# HP LaserJet 2600N and foo2hp [Bought different printer]

## ilm

I'm considering getting the HP 2600N colour laser printer.  I've been offered a deal of getting it for AU$399 (with RRP being AU$599).

http://h10010.www1.hp.com/wwpc/au/en/sm/WF05a/1090037-1090093-1090317-1090317-1095945-12096454.html

Is this printer worth getting?  Is the foo2hp driver reliable?  Will it still work over the network?

Also, with foo2hp, the homepage recommends that you do not install it via the distribution's package manager, but install it manually.  Is this to ensure you have the latest version?Last edited by ilm on Fri Apr 13, 2007 10:43 am; edited 1 time in total

----------

## Ezhdeha

HP make pretty good printers. Not the cheapest consumables but definately good quality.

I used to work at a massive corporate IT distributor and the most popular printers were HP, Lexmark and Brother in that order with Lexmarks being the cheapest to run long term, HP's being the highest quality and Brothers being the cheapest off the shelf.

I never had a problem getting them to run with Linux drivers because they are all IPP compatible. Literally just use Printer Config in either KDE or GNOME to open the IP address of the printer, use postscript drivers and BAM - working.

----------

## ilm

 *Ezhdeha wrote:*   

> HP make pretty good printers. Not the cheapest consumables but definately good quality.

 

Yeah, I've heard that myself, which is why I'm looking at them.

 *Quote:*   

> I never had a problem getting them to run with Linux drivers because they are all IPP compatible.
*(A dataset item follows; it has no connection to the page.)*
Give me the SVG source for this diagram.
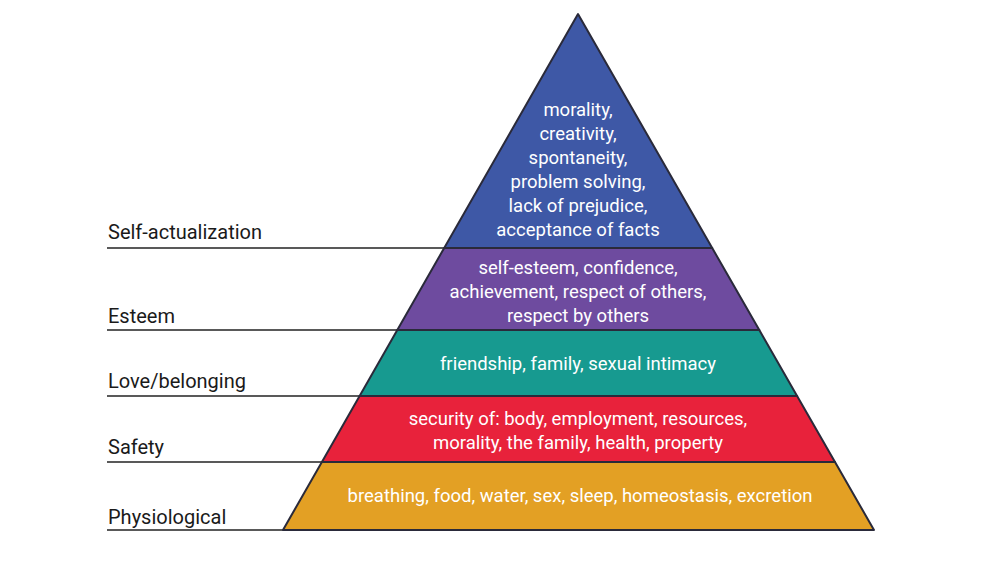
<svg xmlns="http://www.w3.org/2000/svg" width="1000" height="563" viewBox="0 0 1000 563">
<style>
.l{stroke:#222;stroke-width:1.5}
.lb{font-family:Roboto,"Noto Sans",sans-serif;font-size:20px;fill:#1a1a1a}
.t{font-family:Roboto,"Noto Sans",sans-serif;font-size:18.5px;fill:#fff;text-anchor:middle}
.s{stroke:#2a2a3a;stroke-width:2;stroke-linejoin:round}
</style>
<rect width="1000" height="563" fill="#fff"/>
<g id="connectors">
<line class="l" x1="107" y1="248" x2="445" y2="248"/>
<line class="l" x1="107" y1="330" x2="398" y2="330"/>
<line class="l" x1="107" y1="396" x2="360" y2="396"/>
<line class="l" x1="107" y1="462" x2="322" y2="462"/>
<line class="l" x1="107" y1="530" x2="283" y2="530"/>
</g>
<g id="self-actualization">
<polygon class="s" points="578,14 712.2,248 444.2,248" fill="#3e58a6"/>
<text class="t"><tspan x="578" y="116">morality,</tspan><tspan x="578" y="140">creativity,</tspan><tspan x="578" y="164">spontaneity,</tspan><tspan x="578" y="188">problem solving,</tspan><tspan x="578" y="212">lack of prejudice,</tspan><tspan x="578" y="236">acceptance of facts</tspan></text>
<text class="lb" x="108" y="239">Self-actualization</text>
</g>
<g id="esteem">
<polygon class="s" points="444.2,248 712.2,248 759.3,330 397.3,330" fill="#6e4b9f"/>
<text class="t"><tspan x="578" y="274">self-esteem, confidence,</tspan><tspan x="578" y="298">achievement, respect of others,</tspan><tspan x="578" y="322">respect by others</tspan></text>
<text class="lb" x="108" y="323">Esteem</text>
</g>
<g id="love">
<polygon class="s" points="397.3,330 759.3,330 797.1,396 359.6,396" fill="#179a90"/>
<text class="t" x="578" y="370">friendship, family, sexual intimacy</text>
<text class="lb" x="108" y="388">Love/belonging</text>
</g>
<g id="safety">
<polygon class="s" points="359.6,396 797.1,396 835,462 321.9,462" fill="#e8223b"/>
<text class="t"><tspan x="578" y="425">security of: body, employment, resources,</tspan><tspan x="578" y="449">morality, the family, health, property</tspan></text>
<text class="lb" x="108" y="454">Safety</text>
</g>
<g id="physiological">
<polygon class="s" points="321.9,462 835,462 874,530 283,530" fill="#e3a024"/>
<text class="t" x="580" y="502">breathing, food, water, sex, sleep, homeostasis, excretion</text>
<text class="lb" x="108" y="524">Physiological</text>
</g>
</svg>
Literally just use Printer Config in either KDE or GNOME to open the IP address of the printer, use postscript drivers and BAM - working.

 

IPP? You mean Postscript?  The reason I started this thread is because the 2600n isn't compatible.  Whilst someone has hacked together some drivers (the afore mentioned foo2hp), I'm not sure how good they are compared to pure postscript-based drivers.

----------

## Ezhdeha

Just use Postscript mate. They work just fine

----------

## ilm

 *Ezhdeha wrote:*   

> Just use Postscript mate. They work just fine

 

That is so unbelievably helpful, I just can't express it.

I don't mean to sound ungrateful, but I was asking about this particular printer + driver, not about printer advice.

----------

## trondert

 *ilm wrote:*   

> I'm considering getting the HP 2600N colour laser printer.  I've been offered a deal of getting it for AU$399 (with RRP being AU$599).
> 
> http://h10010.www1.hp.com/wwpc/au/en/sm/WF05a/1090037-1090093-1090317-1090317-1095945-12096454.html
> 
> Is this printer worth getting?  Is the foo2hp driver reliable?  Will it still work over the network?
> ...

 

I just installed the printer drivers in portage, and added it in my CUPS settup. Works fine, color is good, havent had a chance to test it fully yet, and its on LAN, so network works well on it.

I never tried the homepage download of the foo2hp drivers, author seemed a bit bitter, so i desided to use the ones in portage, and its all good, no tweaking, just installed and it worked!

And for the printer itself, am very satisfied, not the fastest one, but good quality, only paperjams is when i print on 200g+, but ive solved mosted of them(due to user incompetence  :Razz:  ).

----------

## ilm

Well, in the end I ended up getting the Fuji-Xerox C525A with a free duplexer (I think its the Dell 300N or something in the USA).  Toner's roughly the same price, printer was a little cheaper, it duplexes, and it has Postscript emulation!

So thanks for your reply trondert, but it was kinda too late (I actually forgot I started this thread   :Confused:  )

----------

## trondert

Hehe, just had to reply in case you hadent gotten one yet  :Smile: 

And i couldent find an answer anywhere on the forum, so just wanted to share it will all others thinking of this printer too.

Happy printing  :Wink: 

----------

## Dominique_71

I just installed one today. Portage was failing to install foo2hp. Without it, nothing was working, but after installing foo2hp from the website, the 2600n is just working fine, and that on the network from my 2 boxes, one with gentoo, the other one with suse.

----------